— Start of Data extract —

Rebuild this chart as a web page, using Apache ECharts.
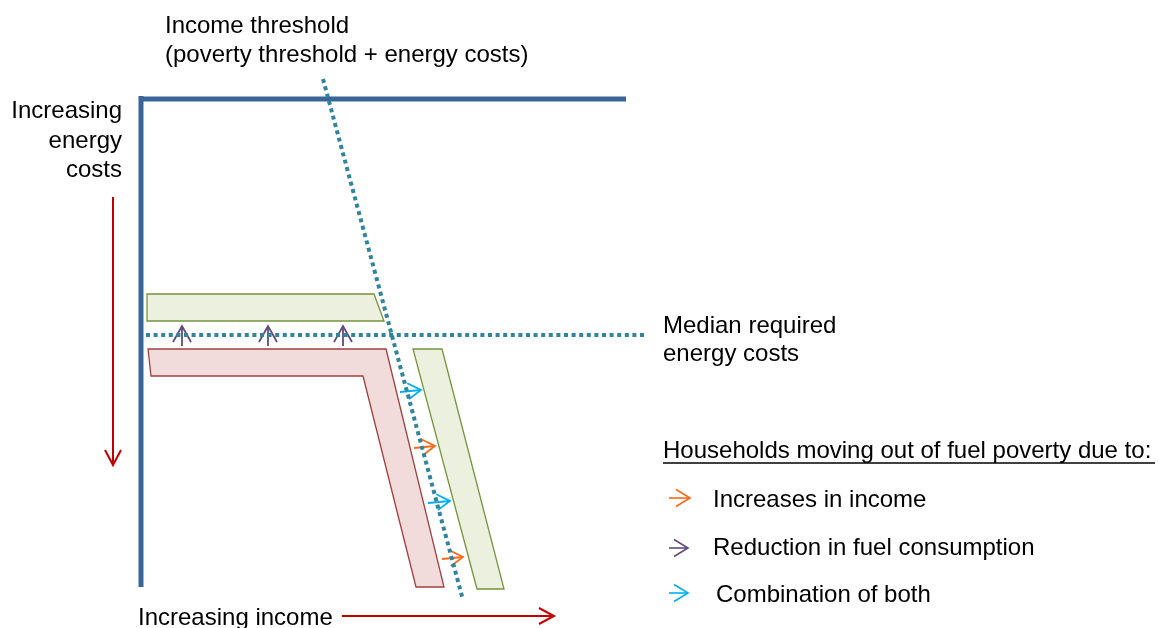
<!DOCTYPE html>
<html>
<head>
<meta charset="utf-8">
<script src="https://cdn.jsdelivr.net/npm/echarts@6/dist/echarts.min.js"></script>
<style>html,body{margin:0;padding:0;background:#fff}#c{width:1159px;height:628px}</style>
</head>
<body>
<div id="c"></div>
<script>
// Diagram geometry in diagram units (x: income direction, y: energy cost direction, downward)
const frameVertical = [[141, 96], [141, 587]];
const frameTop = [[139, 99], [626, 99]];
const incomeThreshold = [[323, 79], [463, 600]];
const medianEnergyCost = [[146, 335], [645, 335]];
const greenTop = [[147, 294], [374, 294], [384, 321], [147, 321]];
const redL = [[148, 349], [386, 349], [444, 587], [416, 587], [363, 376], [151, 376]];
const greenRight = [[413, 349], [442, 349], [504, 589], [477, 589]];
const purpleArrows = [[182, 346, 182, 326], [268, 346, 268, 326], [343, 346, 343, 326]];
const blueArrows = [[400, 392, 421, 390], [428, 503, 450, 501]];
const orangeArrows = [[414, 448, 435, 446], [442, 559, 463, 557]];
const redArrows = [[113, 197, 113, 465], [342, 616, 554, 616]];
const legendArrows = [[669, 498, 690, 498, '#F96A1B'], [669, 548, 688, 548, '#604A7B'], [669, 593, 688, 593, '#00B0F0']];
const legendLabels = ['Increases in income', 'Reduction in fuel consumption', 'Combination of both'];

const FONT = '"Liberation Sans", Arial, sans-serif';

function polygonSeries(points, fill, stroke) {
  return {
    type: 'custom',
    data: [0],
    silent: true,
    renderItem: function (params, api) {
      return {
        type: 'polygon',
        shape: { points: points.map(p => api.coord(p)) },
        style: { fill: fill, stroke: stroke, lineWidth: 1.3 }
      };
    }
  };
}

function arrowSeries(arrows, color, headLen, headHalf, width) {
  return {
    type: 'custom',
    data: arrows.map(a => a.slice(0, 4)),
    silent: true,
    renderItem: function (params, api) {
      const p1 = api.coord([api.value(0), api.value(1)]);
      const p2 = api.coord([api.value(2), api.value(3)]);
      const dx = p2[0] - p1[0], dy = p2[1] - p1[1];
      const L = Math.sqrt(dx * dx + dy * dy);
      const ux = dx / L, uy = dy / L;
      const nx = -uy, ny = ux;
      const b = [p2[0] - ux * headLen, p2[1] - uy * headLen];
      const col = arrows[params.dataIndex][4] || color;
      return {
        type: 'group',
        children: [
          { type: 'line', shape: { x1: p1[0], y1: p1[1], x2: p2[0], y2: p2[1] }, style: { stroke: col, lineWidth: width } },
          { type: 'polyline', shape: { points: [[b[0] + nx * headHalf, b[1] + ny * headHalf], p2, [b[0] - nx * headHalf, b[1] - ny * headHalf]] }, style: { stroke: col, lineWidth: width, fill: null } }
        ]
      };
    }
  };
}

function lineSeries(points, color, width, type) {
  return {
    type: 'line',
    data: points,
    showSymbol: false,
    symbol: 'none',
    silent: true,
    animation: false,
    lineStyle: { color: color, width: width, type: type || 'solid', cap: 'butt' }
  };
}

const chart = echarts.init(document.getElementById('c'), null, { renderer: 'canvas' });
const dotted = [4, 3.6];
const T = (text, x, y, align) => ({ type: 'text', x: x, y: y, style: { text: text, font: '24px ' + FONT, fill: '#000', align: align || 'left', verticalAlign: 'middle' } });
chart.setOption({
  animation: false,
  backgroundColor: '#ffffff',
  grid: { left: 0, right: 0, top: 0, bottom: 0 },
  xAxis: { type: 'value', min: 0, max: 1159, show: false },
  yAxis: { type: 'value', min: 0, max: 628, inverse: true, show: false },
  series: [
    polygonSeries(greenTop, '#EBF1DE', '#77933C'),
    polygonSeries(redL, '#F2DCDB', '#A0403E'),
    polygonSeries(greenRight, '#EBF1DE', '#77933C'),
    lineSeries(frameVertical, '#3A6599', 5),
    lineSeries(frameTop, '#3A6599', 5),
    lineSeries(incomeThreshold, '#31849B', 4, dotted),
    lineSeries(medianEnergyCost, '#31849B', 4, dotted),
    arrowSeries(purpleArrows, '#604A7B', 16, 9, 1.8),
    arrowSeries(blueArrows, '#00B0F0', 13, 8, 1.8),
    arrowSeries(orangeArrows, '#F96A1B', 13, 8, 1.8),
    arrowSeries(redArrows, '#C00000', 15, 8, 2),
    arrowSeries(legendArrows, '#000', 14, 8.5, 1.6)
  ],
  graphic: [
    T('Income threshold', 165, 26),
    T('(poverty threshold + energy costs)', 165, 55),
    T('Increasing', 122, 111, 'right'),
    T('energy', 122, 141, 'right'),
    T('costs', 122, 170, 'right'),
    T('Median required', 663, 326),
    T('energy costs', 663, 354),
    T('Households moving out of fuel poverty due to:', 663, 451),
    { type: 'line', shape: { x1: 663, y1: 463, x2: 1155, y2: 463 }, style: { stroke: '#000', lineWidth: 1.5 } },
    T(legendLabels[0], 713, 500),
    T(legendLabels[1], 713, 548),
    T(legendLabels[2], 716, 595),
    T('Increasing income', 138, 618)
  ]
});
</script>
</body>
</html>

— End of Data extract —

** Task brief **
Every line is to be duplicated exactly, though pictures stay out.

** Problem solution **
Rebuild this chart as a web page, using Apache ECharts.
<!DOCTYPE html>
<html>
<head>
<meta charset="utf-8">
<script src="https://cdn.jsdelivr.net/npm/echarts@6/dist/echarts.min.js"></script>
<style>html,body{margin:0;padding:0;background:#fff}#c{width:1159px;height:628px}</style>
</head>
<body>
<div id="c"></div>
<script>
// Diagram geometry in diagram units (x: income direction, y: energy cost direction, downward)
const frameVertical = [[141, 96], [141, 587]];
const frameTop = [[139, 99], [626, 99]];
const incomeThreshold = [[323, 79], [463, 600]];
const medianEnergyCost = [[146, 335], [645, 335]];
const greenTop = [[147, 294], [374, 294], [384, 321], [147, 321]];
const redL = [[148, 349], [386, 349], [444, 587], [416, 587], [363, 376], [151, 376]];
const greenRight = [[413, 349], [442, 349], [504, 589], [477, 589]];
const purpleArrows = [[182, 346, 182, 326], [268, 346, 268, 326], [343, 346, 343, 326]];
const blueArrows = [[400, 392, 421, 390], [428, 503, 450, 501]];
const orangeArrows = [[414, 448, 435, 446], [442, 559, 463, 557]];
const redArrows = [[113, 197, 113, 465], [342, 616, 554, 616]];
const legendArrows = [[669, 498, 690, 498, '#F96A1B'], [669, 548, 688, 548, '#604A7B'], [669, 593, 688, 593, '#00B0F0']];
const legendLabels = ['Increases in income', 'Reduction in fuel consumption', 'Combination of both'];

const FONT = '"Liberation Sans", Arial, sans-serif';

function polygonSeries(points, fill, stroke) {
  return {
    type: 'custom',
    data: [0],
    silent: true,
    renderItem: function (params, api) {
      return {
        type: 'polygon',
        shape: { points: points.map(p => api.coord(p)) },
        style: { fill: fill, stroke: stroke, lineWidth: 1.3 }
      };
    }
  };
}

function arrowSeries(arrows, color, headLen, headHalf, width) {
  return {
    type: 'custom',
    data: arrows.map(a => a.slice(0, 4)),
    silent: true,
    renderItem: function (params, api) {
      const p1 = api.coord([api.value(0), api.value(1)]);
      const p2 = api.coord([api.value(2), api.value(3)]);
      const dx = p2[0] - p1[0], dy = p2[1] - p1[1];
      const L = Math.sqrt(dx * dx + dy * dy);
      const ux = dx / L, uy = dy / L;
      const nx = -uy, ny = ux;
      const b = [p2[0] - ux * headLen, p2[1] - uy * headLen];
      const col = arrows[params.dataIndex][4] || color;
      return {
        type: 'group',
        children: [
          { type: 'line', shape: { x1: p1[0], y1: p1[1], x2: p2[0], y2: p2[1] }, style: { stroke: col, lineWidth: width } },
          { type: 'polyline', shape: { points: [[b[0] + nx * headHalf, b[1] + ny * headHalf], p2, [b[0] - nx * headHalf, b[1] - ny * headHalf]] }, style: { stroke: col, lineWidth: width, fill: null } }
        ]
      };
    }
  };
}

function lineSeries(points, color, width, type) {
  return {
    type: 'line',
    data: points,
    showSymbol: false,
    symbol: 'none',
    silent: true,
    animation: false,
    lineStyle: { color: color, width: width, type: type || 'solid', cap: 'butt' }
  };
}

const chart = echarts.init(document.getElementById('c'), null, { renderer: 'canvas' });
const dotted = [4, 3.6];
const T = (text, x, y, align) => ({ type: 'text', x: x, y: y, style: { text: text, font: '24px ' + FONT, fill: '#000', align: align || 'left', verticalAlign: 'middle' } });
chart.setOption({
  animation: false,
  backgroundColor: '#ffffff',
  grid: { left: 0, right: 0, top: 0, bottom: 0 },
  xAxis: { type: 'value', min: 0, max: 1159, show: false },
  yAxis: { type: 'value', min: 0, max: 628, inverse: true, show: false },
  series: [
    polygonSeries(greenTop, '#EBF1DE', '#77933C'),
    polygonSeries(redL, '#F2DCDB', '#A0403E'),
    polygonSeries(greenRight, '#EBF1DE', '#77933C'),
    lineSeries(frameVertical, '#3A6599', 5),
    lineSeries(frameTop, '#3A6599', 5),
    lineSeries(incomeThreshold, '#31849B', 4, dotted),
    lineSeries(medianEnergyCost, '#31849B', 4, dotted),
    arrowSeries(purpleArrows, '#604A7B', 16, 9, 1.8),
    arrowSeries(blueArrows, '#00B0F0', 13, 8, 1.8),
    arrowSeries(orangeArrows, '#F96A1B', 13, 8, 1.8),
    arrowSeries(redArrows, '#C00000', 15, 8, 2),
    arrowSeries(legendArrows, '#000', 14, 8.5, 1.6)
  ],
  graphic: [
    T('Income threshold', 165, 26),
    T('(poverty threshold + energy costs)', 165, 55),
    T('Increasing', 122, 111, 'right'),
    T('energy', 122, 141, 'right'),
    T('costs', 122, 170, 'right'),
    T('Median required', 663, 326),
    T('energy costs', 663, 354),
    T('Households moving out of fuel poverty due to:', 663, 451),
    { type: 'line', shape: { x1: 663, y1: 463, x2: 1155, y2: 463 }, style: { stroke: '#000', lineWidth: 1.5 } },
    T(legendLabels[0], 713, 500),
    T(legendLabels[1], 713, 548),
    T(legendLabels[2], 716, 595),
    T('Increasing income', 138, 618)
  ]
});
</script>
</body>
</html>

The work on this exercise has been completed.